start Source material

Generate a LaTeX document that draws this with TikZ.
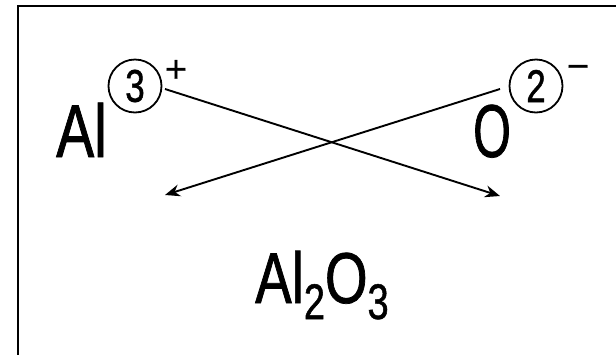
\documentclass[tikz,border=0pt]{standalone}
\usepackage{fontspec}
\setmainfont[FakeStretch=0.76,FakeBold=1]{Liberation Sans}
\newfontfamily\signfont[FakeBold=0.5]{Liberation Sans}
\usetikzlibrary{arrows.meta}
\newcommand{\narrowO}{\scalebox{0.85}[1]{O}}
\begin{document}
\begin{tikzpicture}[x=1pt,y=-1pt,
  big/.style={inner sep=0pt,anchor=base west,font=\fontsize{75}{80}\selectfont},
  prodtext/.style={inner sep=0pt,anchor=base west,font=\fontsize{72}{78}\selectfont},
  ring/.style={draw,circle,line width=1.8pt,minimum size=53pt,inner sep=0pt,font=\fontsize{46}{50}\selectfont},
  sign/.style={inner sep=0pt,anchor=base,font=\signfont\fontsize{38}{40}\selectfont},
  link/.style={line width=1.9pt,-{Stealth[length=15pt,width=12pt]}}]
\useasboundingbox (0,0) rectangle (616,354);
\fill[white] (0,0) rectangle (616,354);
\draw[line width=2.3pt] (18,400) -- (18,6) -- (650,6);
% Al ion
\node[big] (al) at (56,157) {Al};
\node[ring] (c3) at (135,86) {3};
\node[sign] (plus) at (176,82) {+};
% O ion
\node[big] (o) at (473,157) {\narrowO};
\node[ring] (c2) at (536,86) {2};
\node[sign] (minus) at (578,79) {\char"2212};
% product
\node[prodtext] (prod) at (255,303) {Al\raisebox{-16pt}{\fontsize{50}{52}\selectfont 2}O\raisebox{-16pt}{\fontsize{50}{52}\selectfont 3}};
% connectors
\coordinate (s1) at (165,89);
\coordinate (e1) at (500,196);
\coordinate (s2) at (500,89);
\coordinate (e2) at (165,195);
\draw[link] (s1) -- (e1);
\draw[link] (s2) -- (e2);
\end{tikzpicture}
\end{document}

end Source material

* Exercise objective
Exclude the images and reproduce the remaining data exactly.

* Complete answer
Generate a LaTeX document that draws this with TikZ.
\documentclass[tikz,border=0pt]{standalone}
\usepackage{fontspec}
\setmainfont[FakeStretch=0.76,FakeBold=1]{Liberation Sans}
\newfontfamily\signfont[FakeBold=0.5]{Liberation Sans}
\usetikzlibrary{arrows.meta}
\newcommand{\narrowO}{\scalebox{0.85}[1]{O}}
\begin{document}
\begin{tikzpicture}[x=1pt,y=-1pt,
  big/.style={inner sep=0pt,anchor=base west,font=\fontsize{75}{80}\selectfont},
  prodtext/.style={inner sep=0pt,anchor=base west,font=\fontsize{72}{78}\selectfont},
  ring/.style={draw,circle,line width=1.8pt,minimum size=53pt,inner sep=0pt,font=\fontsize{46}{50}\selectfont},
  sign/.style={inner sep=0pt,anchor=base,font=\signfont\fontsize{38}{40}\selectfont},
  link/.style={line width=1.9pt,-{Stealth[length=15pt,width=12pt]}}]
\useasboundingbox (0,0) rectangle (616,354);
\fill[white] (0,0) rectangle (616,354);
\draw[line width=2.3pt] (18,400) -- (18,6) -- (650,6);
% Al ion
\node[big] (al) at (56,157) {Al};
\node[ring] (c3) at (135,86) {3};
\node[sign] (plus) at (176,82) {+};
% O ion
\node[big] (o) at (473,157) {\narrowO};
\node[ring] (c2) at (536,86) {2};
\node[sign] (minus) at (578,79) {\char"2212};
% product
\node[prodtext] (prod) at (255,303) {Al\raisebox{-16pt}{\fontsize{50}{52}\selectfont 2}O\raisebox{-16pt}{\fontsize{50}{52}\selectfont 3}};
% connectors
\coordinate (s1) at (165,89);
\coordinate (e1) at (500,196);
\coordinate (s2) at (500,89);
\coordinate (e2) at (165,195);
\draw[link] (s1) -- (e1);
\draw[link] (s2) -- (e2);
\end{tikzpicture}
\end{document}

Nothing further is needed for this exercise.